Explanation of original mistake: Before I edited my answer, I made the silly mistake of assuming that $p $ and $q $ were non-zero and wondered whether or not the regularity assumption is really necessary. In fact, as I indicate in italics above, $p$ is a non-zero polynomial if and only if the pencil $\{A - \lambda B \, \mid \, \lambda \in \mathbb{C}\}$ is regular. It is true that in the case of the characteristic polynomial $f _{A}(\lambda) = \det (A - \lambda)$ we always get a non-zero matrix, but only because the spectrum of a matrix is a bounded set.

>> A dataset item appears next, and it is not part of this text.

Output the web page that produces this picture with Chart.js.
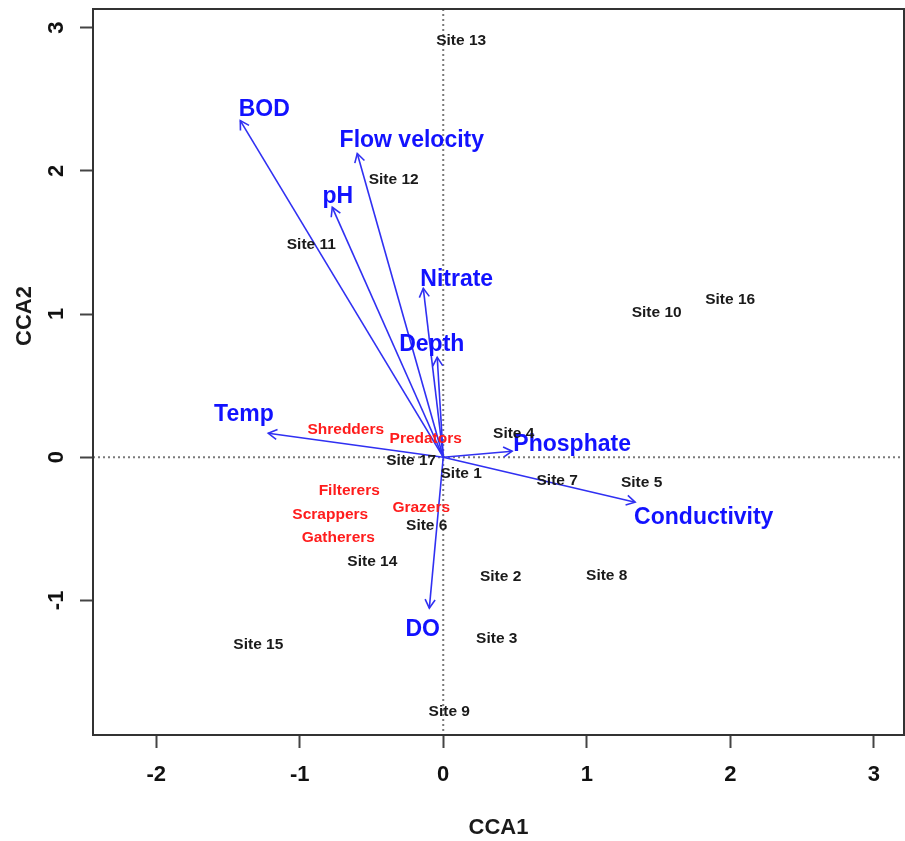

However, if the kernels of $A$ and $B $ have non-empty intersection, for example, then $\det (A - \lambda B) =0$ independently of $\lambda $. This immediately implies the pencil won't be regular when $A$ is singular and $B$ is a multiple of $A$. Actually, the most obvious example when a matrix pencil is not regular is $A = B = 0$.